Brief -
In the lines below, output everything from the first line through the line containing "25, 3, 0.5, 0, 0];" exactly as it is. Pictures are not part of the output.

Data shown -
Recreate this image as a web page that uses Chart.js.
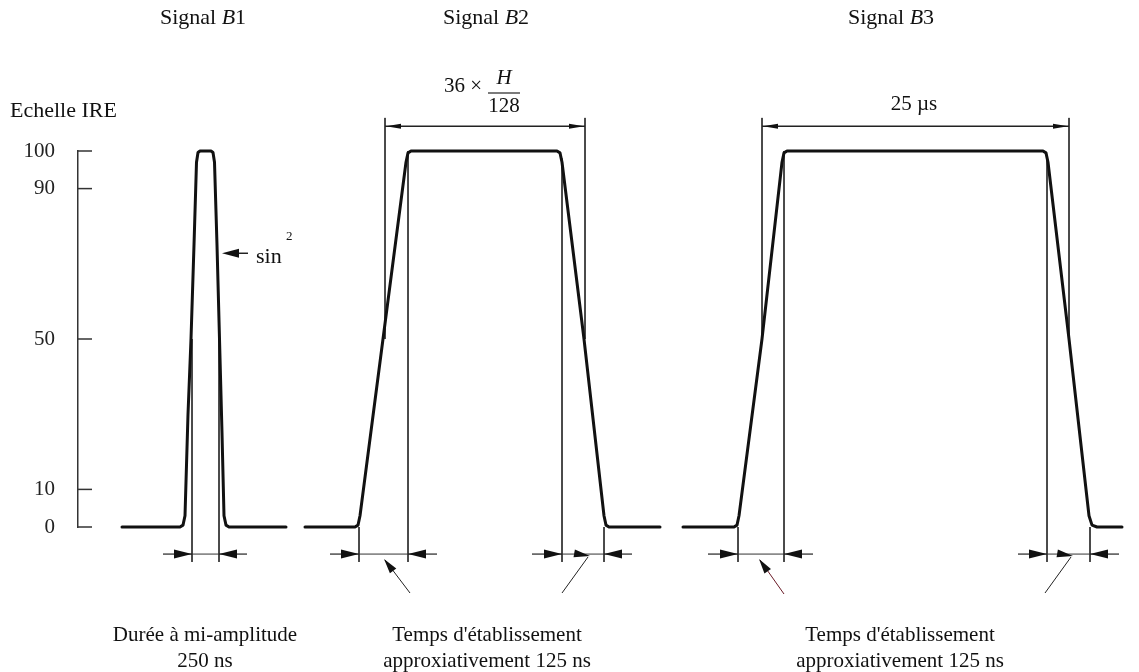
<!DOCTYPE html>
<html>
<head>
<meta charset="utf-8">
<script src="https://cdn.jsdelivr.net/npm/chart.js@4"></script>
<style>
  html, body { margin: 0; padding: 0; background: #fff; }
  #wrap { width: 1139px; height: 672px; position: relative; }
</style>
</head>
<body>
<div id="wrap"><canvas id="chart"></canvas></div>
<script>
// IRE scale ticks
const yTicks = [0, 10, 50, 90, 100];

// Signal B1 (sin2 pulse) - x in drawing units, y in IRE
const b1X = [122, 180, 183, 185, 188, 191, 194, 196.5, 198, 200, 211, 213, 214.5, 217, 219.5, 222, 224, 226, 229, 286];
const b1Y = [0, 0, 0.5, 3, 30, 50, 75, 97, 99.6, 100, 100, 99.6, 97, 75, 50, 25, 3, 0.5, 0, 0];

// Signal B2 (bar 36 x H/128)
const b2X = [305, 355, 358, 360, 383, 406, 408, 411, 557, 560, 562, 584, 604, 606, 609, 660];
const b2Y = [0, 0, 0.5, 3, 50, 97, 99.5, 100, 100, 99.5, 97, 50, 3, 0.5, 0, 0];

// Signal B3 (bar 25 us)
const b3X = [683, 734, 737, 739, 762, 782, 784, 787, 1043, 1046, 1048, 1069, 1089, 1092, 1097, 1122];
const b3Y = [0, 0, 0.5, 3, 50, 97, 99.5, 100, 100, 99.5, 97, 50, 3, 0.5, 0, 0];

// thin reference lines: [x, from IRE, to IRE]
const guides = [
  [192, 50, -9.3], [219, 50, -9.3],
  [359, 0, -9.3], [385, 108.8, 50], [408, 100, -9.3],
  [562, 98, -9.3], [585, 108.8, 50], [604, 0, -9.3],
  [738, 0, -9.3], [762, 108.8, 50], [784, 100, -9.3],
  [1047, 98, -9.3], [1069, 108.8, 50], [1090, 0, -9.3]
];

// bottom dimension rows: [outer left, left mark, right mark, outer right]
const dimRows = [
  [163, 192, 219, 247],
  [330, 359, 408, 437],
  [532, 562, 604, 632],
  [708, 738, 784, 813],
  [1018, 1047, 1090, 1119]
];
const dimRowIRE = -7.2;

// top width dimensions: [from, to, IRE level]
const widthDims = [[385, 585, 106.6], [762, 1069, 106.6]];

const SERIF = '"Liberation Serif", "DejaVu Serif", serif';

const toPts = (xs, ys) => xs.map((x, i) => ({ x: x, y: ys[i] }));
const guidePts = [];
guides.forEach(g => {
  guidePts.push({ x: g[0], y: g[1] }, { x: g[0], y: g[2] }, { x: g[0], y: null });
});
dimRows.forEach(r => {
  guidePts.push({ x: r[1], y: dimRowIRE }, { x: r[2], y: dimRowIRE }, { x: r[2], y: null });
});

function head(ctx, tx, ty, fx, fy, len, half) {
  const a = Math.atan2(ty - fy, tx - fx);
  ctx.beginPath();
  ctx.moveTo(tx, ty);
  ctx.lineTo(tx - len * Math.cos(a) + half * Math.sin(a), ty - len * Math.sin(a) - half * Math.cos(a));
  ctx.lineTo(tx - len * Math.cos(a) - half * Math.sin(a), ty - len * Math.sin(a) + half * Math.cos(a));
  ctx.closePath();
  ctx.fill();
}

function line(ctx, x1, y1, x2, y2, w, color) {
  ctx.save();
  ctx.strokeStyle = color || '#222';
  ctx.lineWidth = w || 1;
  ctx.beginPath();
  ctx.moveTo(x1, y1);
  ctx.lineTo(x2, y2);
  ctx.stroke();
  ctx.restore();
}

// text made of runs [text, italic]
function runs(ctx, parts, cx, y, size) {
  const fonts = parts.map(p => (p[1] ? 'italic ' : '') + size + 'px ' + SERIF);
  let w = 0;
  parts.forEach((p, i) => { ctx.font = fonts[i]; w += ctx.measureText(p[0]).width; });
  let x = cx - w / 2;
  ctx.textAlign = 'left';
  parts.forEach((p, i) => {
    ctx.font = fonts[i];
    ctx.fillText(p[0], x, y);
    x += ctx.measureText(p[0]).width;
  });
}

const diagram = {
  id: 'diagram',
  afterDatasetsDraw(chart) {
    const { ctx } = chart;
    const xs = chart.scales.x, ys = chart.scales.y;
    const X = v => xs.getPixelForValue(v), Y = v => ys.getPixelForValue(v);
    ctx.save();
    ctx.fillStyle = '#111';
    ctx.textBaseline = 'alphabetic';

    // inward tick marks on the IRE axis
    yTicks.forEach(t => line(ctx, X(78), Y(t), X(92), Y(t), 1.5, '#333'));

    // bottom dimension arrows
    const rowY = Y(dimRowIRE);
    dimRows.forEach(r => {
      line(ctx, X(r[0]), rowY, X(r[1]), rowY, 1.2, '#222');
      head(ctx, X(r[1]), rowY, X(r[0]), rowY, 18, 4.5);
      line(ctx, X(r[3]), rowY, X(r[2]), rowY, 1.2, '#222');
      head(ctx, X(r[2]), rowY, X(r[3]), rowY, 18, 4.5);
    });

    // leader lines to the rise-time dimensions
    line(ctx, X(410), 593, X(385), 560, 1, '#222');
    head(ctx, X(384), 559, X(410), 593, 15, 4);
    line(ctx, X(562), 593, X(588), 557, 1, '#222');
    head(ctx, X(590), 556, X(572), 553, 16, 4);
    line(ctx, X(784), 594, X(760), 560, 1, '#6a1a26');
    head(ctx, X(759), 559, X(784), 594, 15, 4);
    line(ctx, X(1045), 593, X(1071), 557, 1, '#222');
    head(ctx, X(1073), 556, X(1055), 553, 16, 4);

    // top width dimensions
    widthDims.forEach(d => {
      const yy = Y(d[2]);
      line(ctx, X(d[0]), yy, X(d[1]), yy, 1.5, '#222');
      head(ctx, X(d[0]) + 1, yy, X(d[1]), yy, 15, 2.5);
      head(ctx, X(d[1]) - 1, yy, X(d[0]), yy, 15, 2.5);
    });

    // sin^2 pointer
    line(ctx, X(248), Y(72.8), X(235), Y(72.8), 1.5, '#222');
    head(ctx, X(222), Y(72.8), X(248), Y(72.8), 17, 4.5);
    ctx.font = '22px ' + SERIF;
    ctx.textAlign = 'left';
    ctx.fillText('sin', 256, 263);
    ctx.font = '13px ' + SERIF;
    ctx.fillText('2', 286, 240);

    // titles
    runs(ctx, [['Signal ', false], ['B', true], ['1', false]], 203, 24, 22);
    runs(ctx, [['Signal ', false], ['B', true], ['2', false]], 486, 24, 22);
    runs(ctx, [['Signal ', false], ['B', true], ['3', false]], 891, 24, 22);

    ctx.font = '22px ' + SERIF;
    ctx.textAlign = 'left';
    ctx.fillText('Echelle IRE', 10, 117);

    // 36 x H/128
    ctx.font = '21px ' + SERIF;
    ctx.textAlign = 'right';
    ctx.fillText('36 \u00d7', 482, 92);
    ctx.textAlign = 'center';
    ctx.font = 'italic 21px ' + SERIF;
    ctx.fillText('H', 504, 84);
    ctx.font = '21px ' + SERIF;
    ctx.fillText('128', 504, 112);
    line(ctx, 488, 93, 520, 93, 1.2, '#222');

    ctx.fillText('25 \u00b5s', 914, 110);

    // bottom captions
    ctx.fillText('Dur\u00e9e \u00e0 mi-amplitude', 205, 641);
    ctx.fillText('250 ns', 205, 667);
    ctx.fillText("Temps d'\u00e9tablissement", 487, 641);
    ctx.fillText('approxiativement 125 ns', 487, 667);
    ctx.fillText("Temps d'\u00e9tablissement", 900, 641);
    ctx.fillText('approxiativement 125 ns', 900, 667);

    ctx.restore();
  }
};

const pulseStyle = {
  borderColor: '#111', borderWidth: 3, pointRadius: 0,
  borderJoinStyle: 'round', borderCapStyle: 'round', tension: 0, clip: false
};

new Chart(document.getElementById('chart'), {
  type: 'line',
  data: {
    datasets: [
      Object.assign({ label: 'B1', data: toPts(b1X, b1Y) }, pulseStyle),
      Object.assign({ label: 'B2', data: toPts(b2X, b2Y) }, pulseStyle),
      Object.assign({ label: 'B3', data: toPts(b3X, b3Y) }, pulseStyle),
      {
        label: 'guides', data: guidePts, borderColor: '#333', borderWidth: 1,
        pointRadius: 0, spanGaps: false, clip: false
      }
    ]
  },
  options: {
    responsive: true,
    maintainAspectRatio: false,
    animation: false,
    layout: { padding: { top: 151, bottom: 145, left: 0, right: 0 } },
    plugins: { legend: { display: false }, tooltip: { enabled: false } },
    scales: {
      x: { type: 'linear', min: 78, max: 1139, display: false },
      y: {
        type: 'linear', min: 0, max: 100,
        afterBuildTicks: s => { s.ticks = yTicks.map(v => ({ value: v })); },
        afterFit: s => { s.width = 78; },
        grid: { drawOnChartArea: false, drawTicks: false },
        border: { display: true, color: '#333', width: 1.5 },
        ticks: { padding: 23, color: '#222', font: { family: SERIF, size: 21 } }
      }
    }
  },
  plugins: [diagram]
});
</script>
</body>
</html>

Solution for this exercise -
Recreate this image as a web page that uses Chart.js.
<!DOCTYPE html>
<html>
<head>
<meta charset="utf-8">
<script src="https://cdn.jsdelivr.net/npm/chart.js@4"></script>
<style>
  html, body { margin: 0; padding: 0; background: #fff; }
  #wrap { width: 1139px; height: 672px; position: relative; }
</style>
</head>
<body>
<div id="wrap"><canvas id="chart"></canvas></div>
<script>
// IRE scale ticks
const yTicks = [0, 10, 50, 90, 100];

// Signal B1 (sin2 pulse) - x in drawing units, y in IRE
const b1X = [122, 180, 183, 185, 188, 191, 194, 196.5, 198, 200, 211, 213, 214.5, 217, 219.5, 222, 224, 226, 229, 286];
const b1Y = [0, 0, 0.5, 3, 30, 50, 75, 97, 99.6, 100, 100, 99.6, 97, 75, 50, 25, 3, 0.5, 0, 0];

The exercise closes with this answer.